Items From the Perleburg and Searles Families
The library table was purchased at auction – not in the best of shape. The original wood at the top had been replaced with plywood. The shop that I sent it out to found pear wood. In restoring it was not sanded. Cut glass was was used to shave the top to bring out the grain – an old world technique.
A fainting couch is a couch with a back that is traditionally raised at one end. The back may be situated completely at one side of the couch, or may wrap around and extend the entire length of the piece much like a traditional couch. However, fainting couches are easily differentiated from more traditional couches, having one end of the back raised. Minnie Perleberg had a gray fainting couch in their home in Kaukauna – used mainly by women. One 19th century theory was that their corsets were too tight.
Hand-Carved Victorian Sofa
Swept-out arms, curved wood, carved details, rolled and pleated upholstry, all show typical Victorian style. Minnie Perleberg’s house was full of Victorian furniture. When she passed away, Quadine saved as much of the furniture as she could. Most of the rest was just left at the curb as it was out of style. Mom said she cried at the sight.
Eastlake Victorian Loveseat
A very popular style of the time. Sturdy, affordable and nicely designed. Martha Searles got this Eastlake loveseat from her father as a wedding present. In her later years she had it shipped to Ken and Quadine Searles. It ended up in the overhead of the garage and dry rotted. Eventually the Searles family decided to have it restored and were quite happy with the result.
Classic Upholstered Wing Chair
In 1912 the average 21-year-old male was 5 feet 8.25 inches tall. Now the average male in the US is 5 feet 9.9 inches tall. In 1912 the average 21-year-old female was 5 feet, 3.75 inches tall. Now the average 21-year-old female in the US is 5 feet 4.3 inches tall. The seat is 15 inches off the floor—great for 1912.
Butler Pantry Cabinet
A combination unit with drawers and a desk with a fold-down writing surface. I picked it up at an auction not realizing how heavy it was. The veneer was loose on the top front drawer. That got sent out as things can go amiss there. I got the water stains out of the top without wrecking the finish.

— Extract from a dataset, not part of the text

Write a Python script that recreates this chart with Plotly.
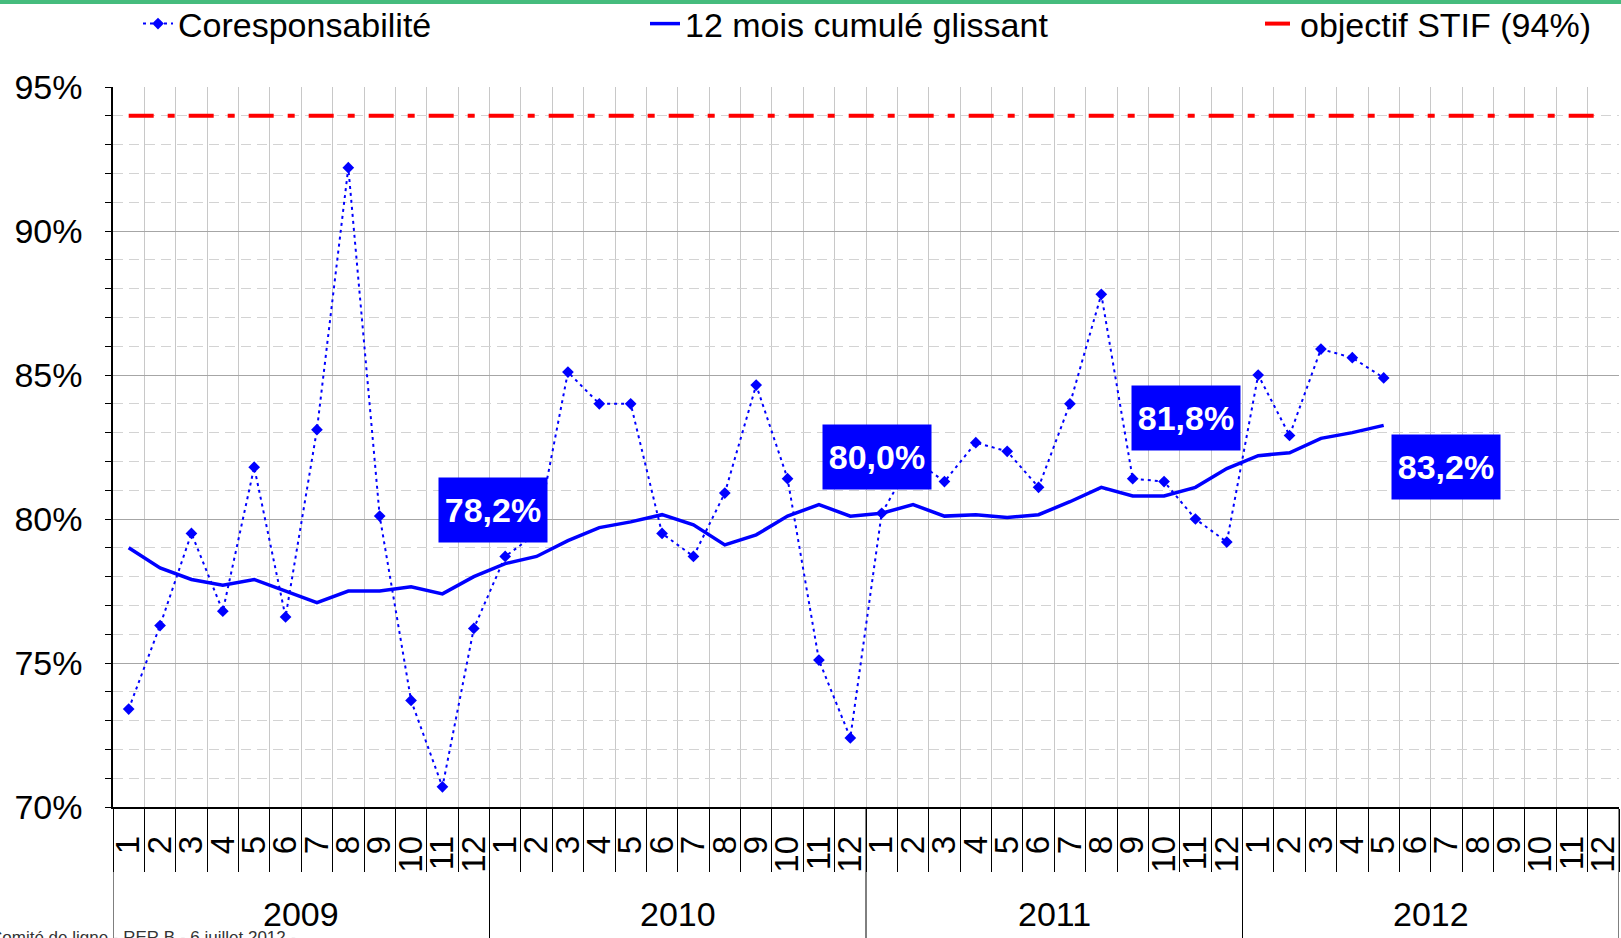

White Rotary Treadle Sewing Machine
By 1915 every household in America had a treadle sewing machine. Most mom’a made the clothes. The well-to-do used a seamstress. I bought the machine froze up – belt broken. The belts are leather and use a clip to hold them together.
The vase was normally given as a wedding gift. Along came kids. As you might have guessed not many survived.
Victorian Floor Lamp
The floor lamp is hand hammered wrought iron – original. The shade not.
Decorated Glass Oil Lamp
This Gone with the Wind double hurricane lamp dates back to an era in Kaukauna when the City had electricity and the rest of the surrounding farm area did not. The City got electricity in 1907 and the farms in 1930 when the Rural Electrification Act was passed.
Artistic cast base with standard globe and chimney.
Every pint sized kid like Quadine had their dolls – a different world. Here is a very old Victorian doll with hand-made clothes and hair.
Mom and Dad were members of the Wisconsin Geological Society. This quartz crystal weighs 20.6 lbs and is 9 inches high not counting base.
Unlike large theaters with organs, smaller theaters like in Kaukauna would have had an upright piano that someone would have played the score to go with the movie. When the movies changed to sound, the musicians were no longer needed.
Small hand outs were typical of the early theaters. In the early theater dish days, grocery days, amateur nights were all part of the theater.
I bought the original in bad shape, water stained, had it restored as best as possible.
Bob Hope Poster
Let’s Face It, 1943. In the bottom corner there is a hand written 43/312. That helps to authenticate that the poster is an original.
Roger Rabbit Poster
1988 poster “Im Not Bad.” I am just drawn that Way” has gold and silver in it – much needed for my house.
Bell & Howell Model 71 35mm movie camera dates back to about 1935. It has a 400-foot “mickey mouse” ear on the back that holds 400 feet of film.
This was mom’s tint box used to tint b/w photos. The photo of herself on the left she also hand-colored.
Mom collected tea cups. She said that the best cups had four legs. There are also mustache cups in the collection. They are kept in a “lawyer’s bookcase” that came from one of their uncles.
Mom liked to pick up small vases/statues/ceramic dogs ending up all over the house
Mom had been growing this at her retirement home. One day when I stopped over mom was a bit down in the dumps. “Now I have a criminal record” she said. Mom was called into a manager’s office at the retirement complex. She had to sign a paper admitting that she had been taking cuttings from Christmas cactus plants in the hallway lobby. She had to promise that she would take no more cuttings — that’s the story of mom’s criminal record.